AHAAHHA! so funny isnt it? in a stupid but enlightening sort of way. This is because i was just about to post a 'tinge of regret, do u feel it?-let me lead ur life which seems so much better than mine! ' kind of post...... now I am a bit embarrassed by how I like to indulge in my own stagnancy as fodder for some insipid blog posts.

reading others' blogs certainty put things into better perspective- such feelings are not unique to me!

still not that ive not done anything... just not enough

will it just appear and make my night!!! come on la

sigh

Wednesday, January 07, 2009

Insightful

Nonetheless, if our life is but a collection of memories... let us have as much beautiful memories together as possible. As such, do all the good and nice things I can, love freely, make friends eagerly and enjoy myself thoroughly.

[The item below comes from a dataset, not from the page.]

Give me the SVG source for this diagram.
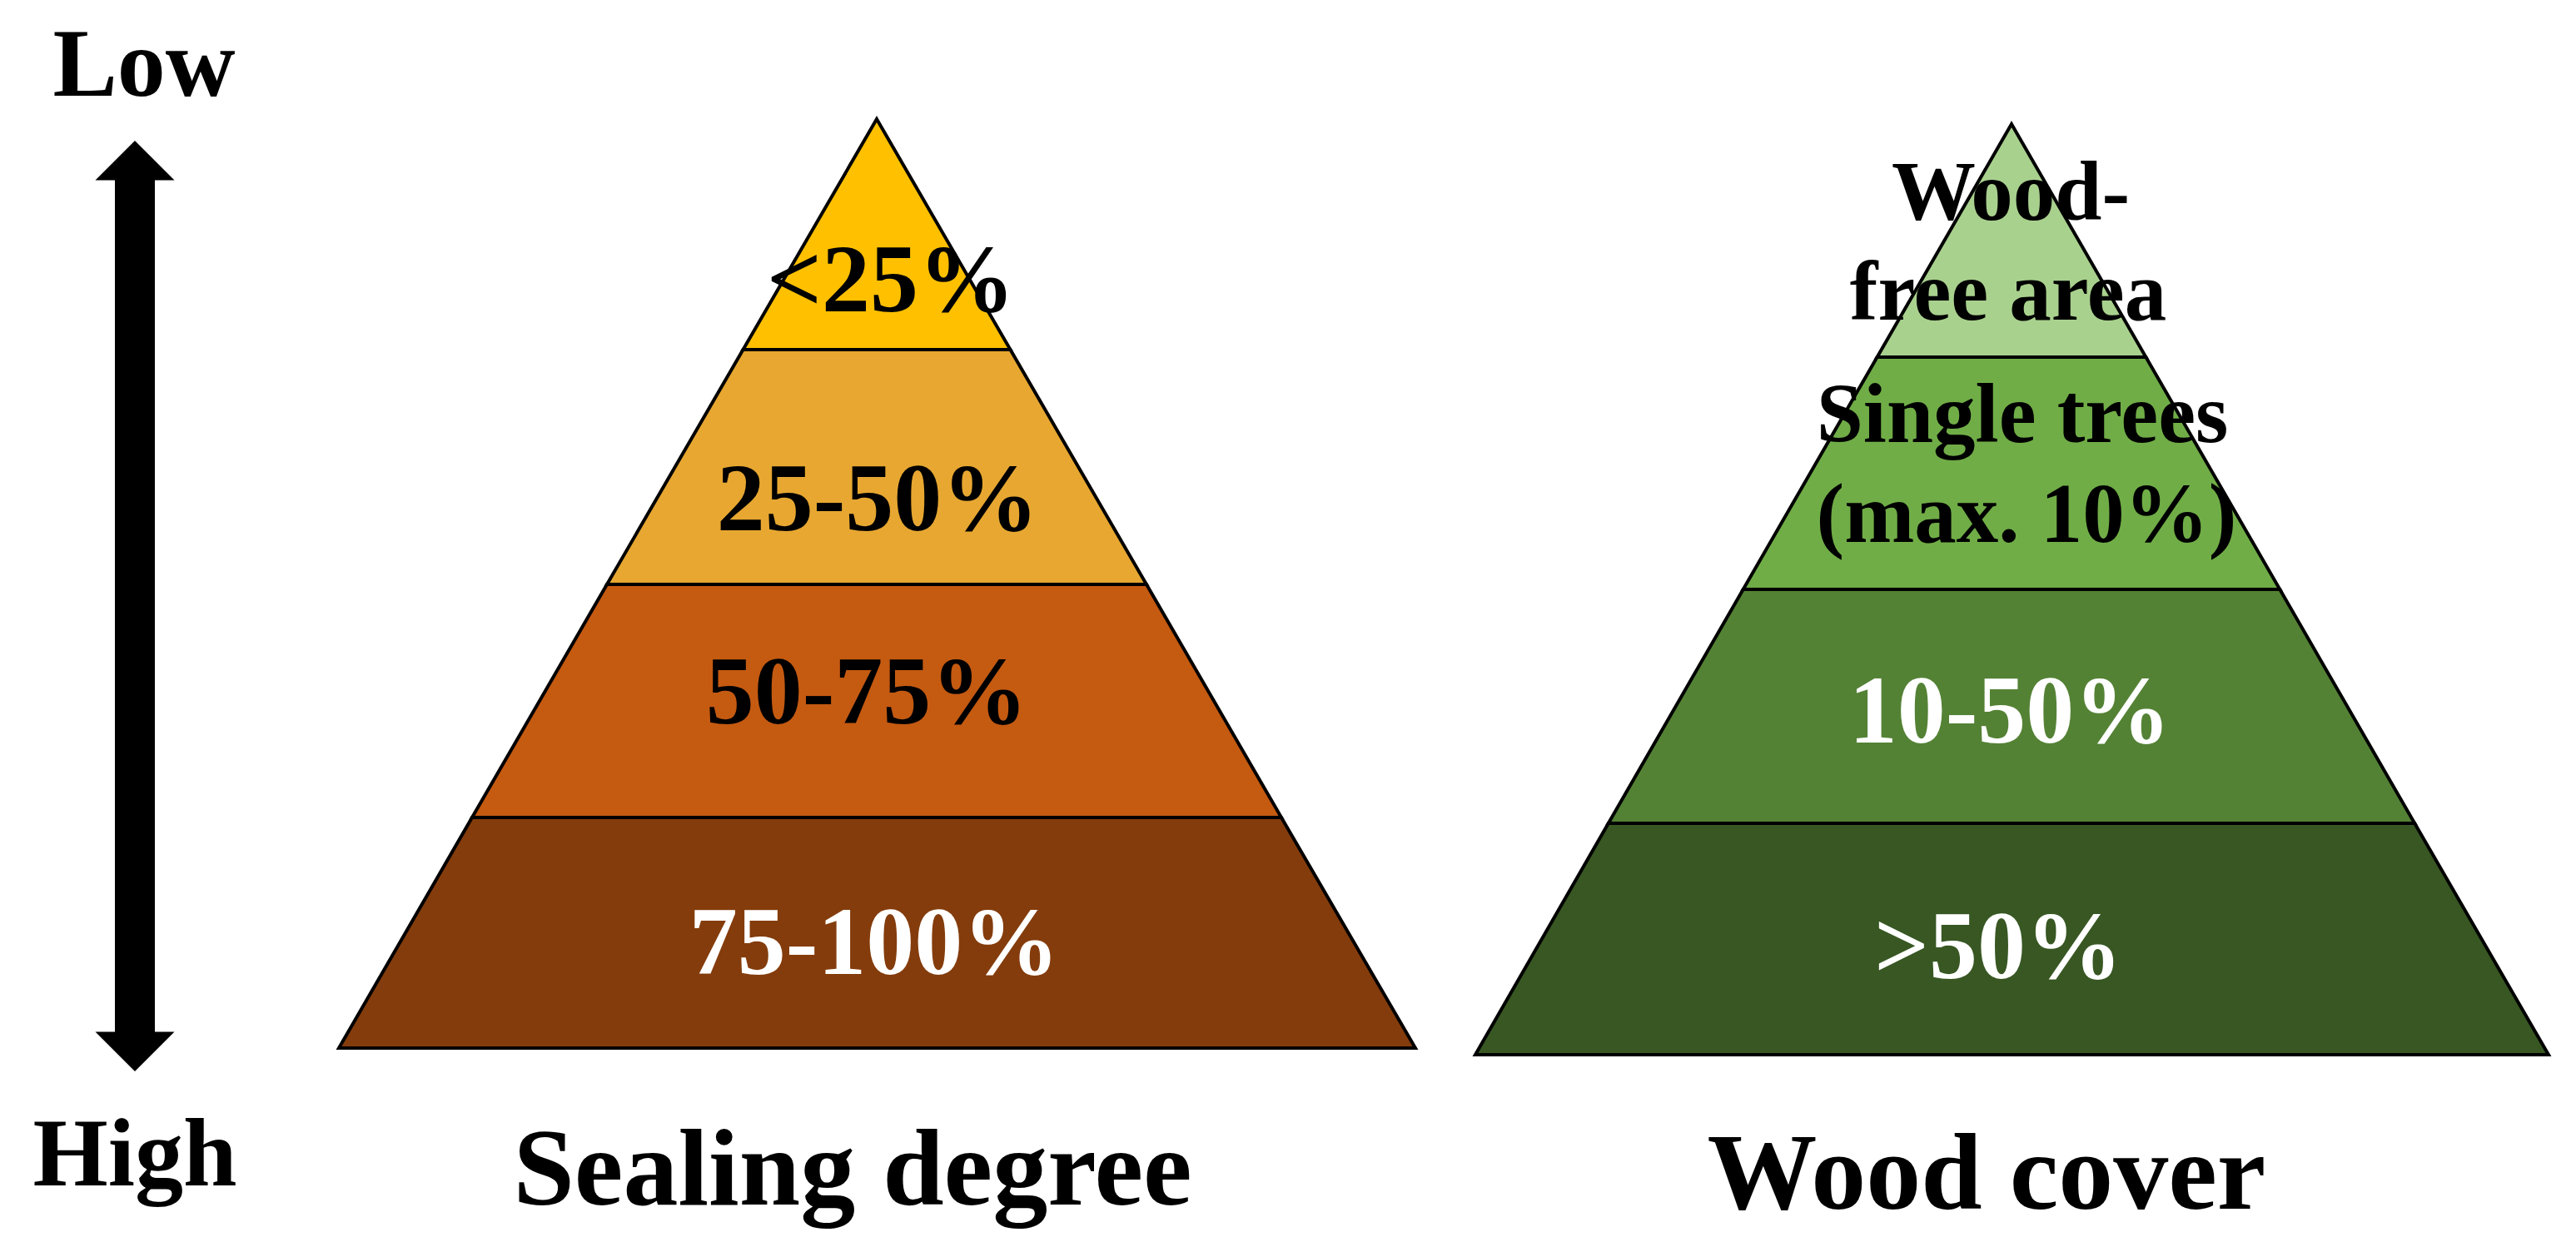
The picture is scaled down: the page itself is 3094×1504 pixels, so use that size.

In the end, we might all need these memories to tell us who we really are.

---stolen from a blog

Sunday, January 04, 2009

Enough.

I feel so cheap for allowing the conversation to go on.
I feel so cheap for wanting to know what they will say.
Whatever, this shouldn't have happened and will not happen agian.
I wish them all the best since they are so pathetic? Especially the King******.
I will not indulge and seek solace from such stupid activities agian.
Maybe I need not be so hard on myself, since I was just curious and insomniac.
Haha, really, Will never talk like that agian!

ps: Don't worry, I didn't so anything illicit or salacious.(Just) cheapened myself with my curiosity and some other difficult-to-express-in-a-few-words feelings.